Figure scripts
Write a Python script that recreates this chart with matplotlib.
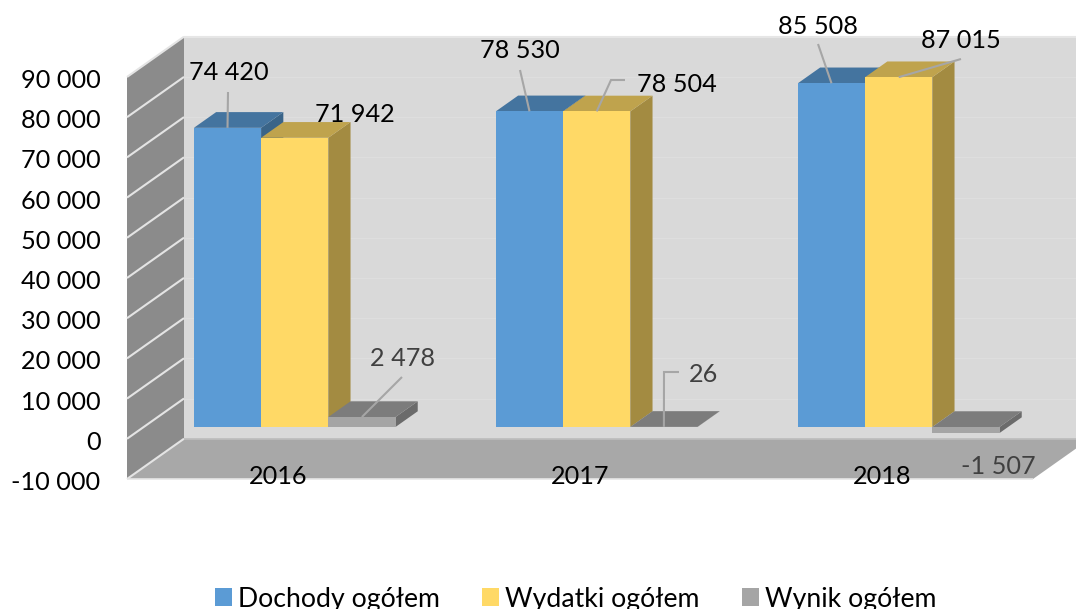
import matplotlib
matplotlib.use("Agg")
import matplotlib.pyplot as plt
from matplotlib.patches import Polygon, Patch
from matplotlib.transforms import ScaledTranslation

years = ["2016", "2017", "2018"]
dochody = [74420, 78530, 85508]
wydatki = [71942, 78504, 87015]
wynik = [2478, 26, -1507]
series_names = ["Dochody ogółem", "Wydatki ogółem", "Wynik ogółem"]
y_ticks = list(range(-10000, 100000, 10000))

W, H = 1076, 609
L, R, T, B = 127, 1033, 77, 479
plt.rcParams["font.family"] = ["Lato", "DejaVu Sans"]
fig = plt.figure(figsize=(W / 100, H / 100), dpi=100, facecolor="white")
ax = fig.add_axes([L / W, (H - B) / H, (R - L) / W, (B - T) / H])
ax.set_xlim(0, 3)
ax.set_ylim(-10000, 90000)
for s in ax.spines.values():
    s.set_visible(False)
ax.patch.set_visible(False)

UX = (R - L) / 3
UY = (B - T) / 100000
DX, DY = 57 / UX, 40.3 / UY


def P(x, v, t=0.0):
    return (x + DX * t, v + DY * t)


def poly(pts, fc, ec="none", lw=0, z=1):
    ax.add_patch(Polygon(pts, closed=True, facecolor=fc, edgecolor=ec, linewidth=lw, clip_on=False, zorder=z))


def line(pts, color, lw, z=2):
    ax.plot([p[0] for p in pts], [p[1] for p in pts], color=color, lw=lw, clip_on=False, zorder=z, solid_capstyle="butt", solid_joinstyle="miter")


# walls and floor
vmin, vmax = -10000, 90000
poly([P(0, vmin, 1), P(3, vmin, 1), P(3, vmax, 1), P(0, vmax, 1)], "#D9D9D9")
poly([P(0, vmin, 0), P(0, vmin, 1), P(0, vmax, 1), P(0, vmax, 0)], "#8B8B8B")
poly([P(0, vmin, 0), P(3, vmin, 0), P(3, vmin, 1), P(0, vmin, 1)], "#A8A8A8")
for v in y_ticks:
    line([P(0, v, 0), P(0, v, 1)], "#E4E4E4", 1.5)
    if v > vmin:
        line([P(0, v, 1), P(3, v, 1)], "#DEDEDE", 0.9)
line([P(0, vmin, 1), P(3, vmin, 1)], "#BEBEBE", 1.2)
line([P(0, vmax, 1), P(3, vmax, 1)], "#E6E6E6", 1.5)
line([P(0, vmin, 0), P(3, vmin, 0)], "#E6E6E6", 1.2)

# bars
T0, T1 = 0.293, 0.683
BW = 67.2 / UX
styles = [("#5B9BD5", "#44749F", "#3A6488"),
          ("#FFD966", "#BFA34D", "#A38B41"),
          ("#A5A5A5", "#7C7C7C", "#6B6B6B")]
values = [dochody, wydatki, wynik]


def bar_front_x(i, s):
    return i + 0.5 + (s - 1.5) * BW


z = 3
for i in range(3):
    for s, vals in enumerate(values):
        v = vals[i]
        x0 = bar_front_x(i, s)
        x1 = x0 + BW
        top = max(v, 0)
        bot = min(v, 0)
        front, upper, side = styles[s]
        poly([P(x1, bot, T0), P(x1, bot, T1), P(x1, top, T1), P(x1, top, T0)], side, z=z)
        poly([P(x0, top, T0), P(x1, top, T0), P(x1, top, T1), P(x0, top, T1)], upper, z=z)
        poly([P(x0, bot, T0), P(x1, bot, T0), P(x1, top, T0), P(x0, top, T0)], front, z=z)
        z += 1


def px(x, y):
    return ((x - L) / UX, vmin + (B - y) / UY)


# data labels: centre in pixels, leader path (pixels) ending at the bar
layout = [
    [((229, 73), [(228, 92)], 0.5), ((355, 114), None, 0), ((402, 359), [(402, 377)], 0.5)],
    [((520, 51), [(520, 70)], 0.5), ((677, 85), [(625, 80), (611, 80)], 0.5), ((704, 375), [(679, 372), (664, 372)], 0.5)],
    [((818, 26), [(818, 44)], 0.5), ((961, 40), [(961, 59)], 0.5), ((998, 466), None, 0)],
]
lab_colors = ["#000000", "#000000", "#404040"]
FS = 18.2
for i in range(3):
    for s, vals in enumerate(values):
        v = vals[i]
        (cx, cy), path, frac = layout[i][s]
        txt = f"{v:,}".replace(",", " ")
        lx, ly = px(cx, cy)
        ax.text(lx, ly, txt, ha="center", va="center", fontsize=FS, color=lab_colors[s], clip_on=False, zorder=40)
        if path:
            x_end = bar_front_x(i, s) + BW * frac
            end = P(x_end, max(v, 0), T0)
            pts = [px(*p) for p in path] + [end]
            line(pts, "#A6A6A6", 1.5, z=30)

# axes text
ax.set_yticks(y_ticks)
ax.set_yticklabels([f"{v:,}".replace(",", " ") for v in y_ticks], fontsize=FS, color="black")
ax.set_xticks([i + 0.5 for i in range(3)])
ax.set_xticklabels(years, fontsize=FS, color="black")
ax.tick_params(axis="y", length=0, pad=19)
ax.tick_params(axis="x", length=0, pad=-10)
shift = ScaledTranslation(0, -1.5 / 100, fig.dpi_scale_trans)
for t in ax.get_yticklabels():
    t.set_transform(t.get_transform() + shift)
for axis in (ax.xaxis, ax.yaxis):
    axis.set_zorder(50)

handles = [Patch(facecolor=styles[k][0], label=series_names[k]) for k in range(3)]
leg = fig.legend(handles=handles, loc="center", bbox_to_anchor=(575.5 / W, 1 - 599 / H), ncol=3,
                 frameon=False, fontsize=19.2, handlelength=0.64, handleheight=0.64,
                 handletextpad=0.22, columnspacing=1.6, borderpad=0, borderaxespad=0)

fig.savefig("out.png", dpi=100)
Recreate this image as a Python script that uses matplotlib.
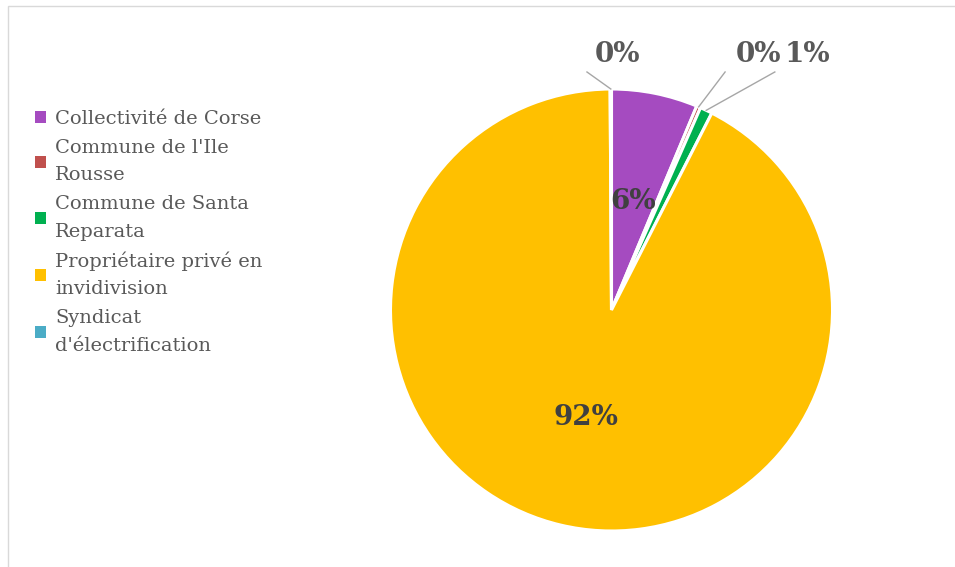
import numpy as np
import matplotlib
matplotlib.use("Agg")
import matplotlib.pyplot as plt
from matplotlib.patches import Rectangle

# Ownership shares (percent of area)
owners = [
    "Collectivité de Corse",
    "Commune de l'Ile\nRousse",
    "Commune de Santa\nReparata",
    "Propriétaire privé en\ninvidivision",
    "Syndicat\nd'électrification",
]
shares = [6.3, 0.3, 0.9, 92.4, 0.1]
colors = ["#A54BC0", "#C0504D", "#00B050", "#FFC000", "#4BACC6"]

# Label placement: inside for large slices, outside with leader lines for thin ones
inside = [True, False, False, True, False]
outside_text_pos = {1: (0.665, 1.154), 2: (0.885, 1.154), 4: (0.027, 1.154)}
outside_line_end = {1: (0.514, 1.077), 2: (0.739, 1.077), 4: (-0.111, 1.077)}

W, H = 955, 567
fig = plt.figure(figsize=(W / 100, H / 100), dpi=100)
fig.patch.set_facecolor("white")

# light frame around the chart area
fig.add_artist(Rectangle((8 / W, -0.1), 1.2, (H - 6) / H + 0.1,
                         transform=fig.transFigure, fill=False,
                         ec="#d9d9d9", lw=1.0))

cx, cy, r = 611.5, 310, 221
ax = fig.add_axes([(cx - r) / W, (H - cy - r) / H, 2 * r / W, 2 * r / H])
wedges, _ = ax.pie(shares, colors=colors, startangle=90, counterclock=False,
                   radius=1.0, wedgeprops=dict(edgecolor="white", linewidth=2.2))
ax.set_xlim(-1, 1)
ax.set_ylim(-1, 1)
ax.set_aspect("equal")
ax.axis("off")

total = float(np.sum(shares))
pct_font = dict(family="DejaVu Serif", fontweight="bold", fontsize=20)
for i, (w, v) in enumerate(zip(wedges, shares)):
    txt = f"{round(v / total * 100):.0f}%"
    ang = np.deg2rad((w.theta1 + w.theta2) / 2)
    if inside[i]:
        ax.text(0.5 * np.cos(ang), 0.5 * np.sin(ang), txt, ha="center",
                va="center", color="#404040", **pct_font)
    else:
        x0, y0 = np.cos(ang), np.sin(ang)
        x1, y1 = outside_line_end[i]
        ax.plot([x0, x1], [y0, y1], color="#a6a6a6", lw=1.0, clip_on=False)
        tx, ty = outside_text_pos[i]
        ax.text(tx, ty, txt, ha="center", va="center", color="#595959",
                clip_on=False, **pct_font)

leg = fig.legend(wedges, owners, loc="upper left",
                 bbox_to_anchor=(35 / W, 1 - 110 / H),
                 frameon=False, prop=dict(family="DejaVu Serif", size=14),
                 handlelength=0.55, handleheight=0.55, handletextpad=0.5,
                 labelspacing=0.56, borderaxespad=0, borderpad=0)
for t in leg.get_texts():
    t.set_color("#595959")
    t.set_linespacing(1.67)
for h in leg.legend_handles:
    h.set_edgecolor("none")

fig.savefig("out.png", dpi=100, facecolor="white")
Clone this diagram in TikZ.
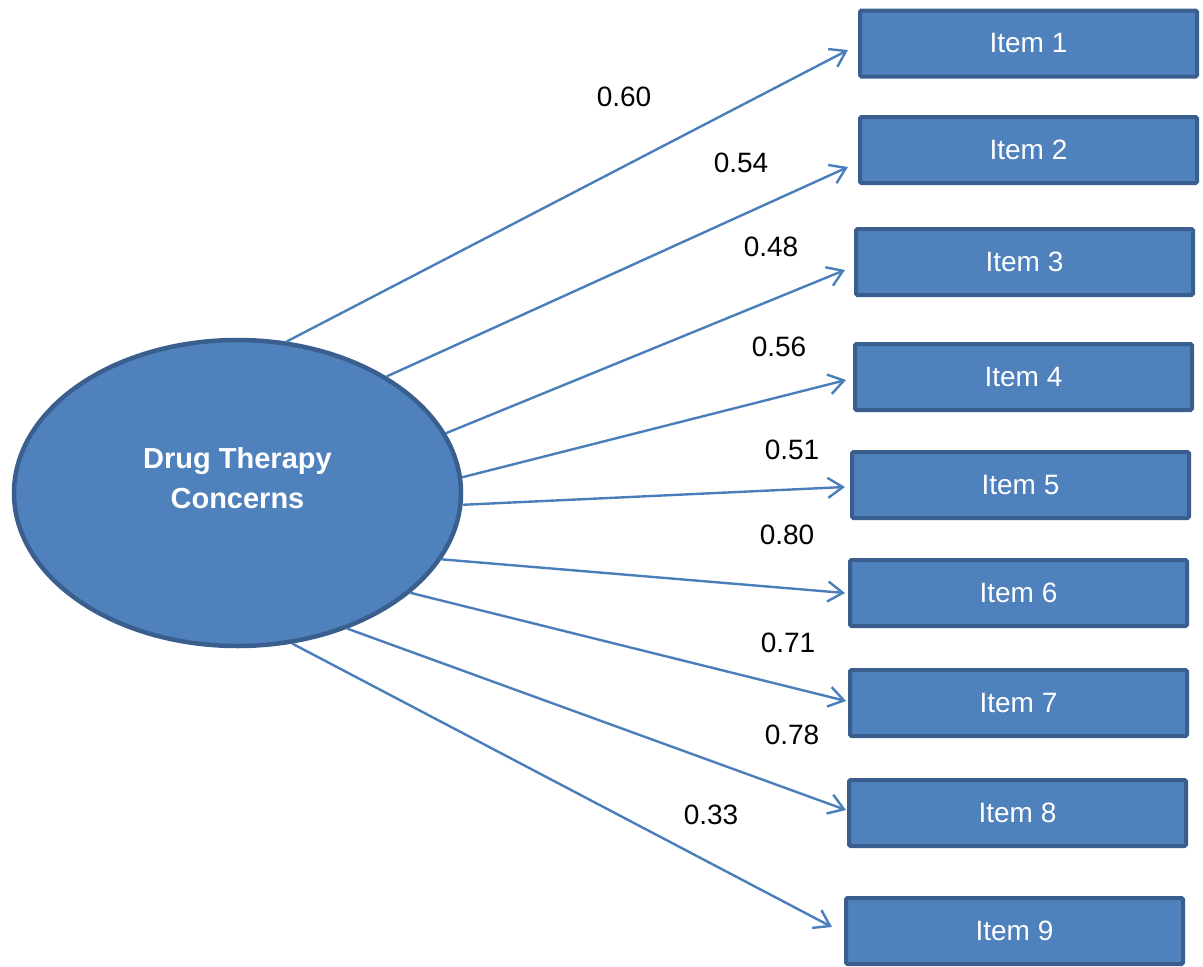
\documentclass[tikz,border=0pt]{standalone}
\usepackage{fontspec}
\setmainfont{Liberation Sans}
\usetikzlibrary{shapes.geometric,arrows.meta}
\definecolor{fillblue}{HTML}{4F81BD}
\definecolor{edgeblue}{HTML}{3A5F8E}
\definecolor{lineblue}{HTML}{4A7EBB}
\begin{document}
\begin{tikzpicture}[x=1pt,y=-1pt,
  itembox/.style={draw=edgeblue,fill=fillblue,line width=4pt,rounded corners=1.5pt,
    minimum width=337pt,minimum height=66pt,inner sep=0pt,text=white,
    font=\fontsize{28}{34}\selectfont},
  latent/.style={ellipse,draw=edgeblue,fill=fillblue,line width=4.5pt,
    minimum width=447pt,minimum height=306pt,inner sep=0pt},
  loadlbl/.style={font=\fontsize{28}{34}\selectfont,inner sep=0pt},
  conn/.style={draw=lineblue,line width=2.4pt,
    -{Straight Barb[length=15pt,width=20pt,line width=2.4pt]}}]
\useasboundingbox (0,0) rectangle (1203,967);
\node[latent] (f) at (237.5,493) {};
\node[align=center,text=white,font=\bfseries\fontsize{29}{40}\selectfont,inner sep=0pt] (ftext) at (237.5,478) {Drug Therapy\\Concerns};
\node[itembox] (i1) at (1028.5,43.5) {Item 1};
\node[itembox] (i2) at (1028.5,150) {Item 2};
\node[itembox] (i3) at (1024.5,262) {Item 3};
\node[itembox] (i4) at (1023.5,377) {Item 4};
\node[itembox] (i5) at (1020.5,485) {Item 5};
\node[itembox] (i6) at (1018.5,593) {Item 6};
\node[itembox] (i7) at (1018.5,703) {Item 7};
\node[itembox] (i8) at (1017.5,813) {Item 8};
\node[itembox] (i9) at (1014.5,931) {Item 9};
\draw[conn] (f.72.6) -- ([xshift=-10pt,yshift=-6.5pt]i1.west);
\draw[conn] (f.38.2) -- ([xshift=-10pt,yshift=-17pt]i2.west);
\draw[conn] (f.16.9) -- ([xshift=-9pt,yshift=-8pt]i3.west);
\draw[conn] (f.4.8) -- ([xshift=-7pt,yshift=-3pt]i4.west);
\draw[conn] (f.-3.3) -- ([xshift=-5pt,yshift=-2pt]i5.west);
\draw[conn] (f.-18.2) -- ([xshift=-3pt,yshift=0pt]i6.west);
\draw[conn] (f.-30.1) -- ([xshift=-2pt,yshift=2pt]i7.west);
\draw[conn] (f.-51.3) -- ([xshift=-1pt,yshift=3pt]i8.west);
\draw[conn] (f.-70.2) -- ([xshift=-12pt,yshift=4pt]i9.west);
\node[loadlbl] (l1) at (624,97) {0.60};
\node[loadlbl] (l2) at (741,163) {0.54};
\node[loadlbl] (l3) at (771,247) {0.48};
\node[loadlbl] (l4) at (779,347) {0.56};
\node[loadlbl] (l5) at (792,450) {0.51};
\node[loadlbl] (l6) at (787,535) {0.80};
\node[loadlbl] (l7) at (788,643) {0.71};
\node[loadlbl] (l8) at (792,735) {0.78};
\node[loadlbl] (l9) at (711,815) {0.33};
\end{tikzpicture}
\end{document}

Task directions:
Track down every line of the material containing the string "that", and copy it.

Response to this exercise:
Write a Python script that recreates this chart with matplotlib.
Recreate this image as a Python script that uses matplotlib.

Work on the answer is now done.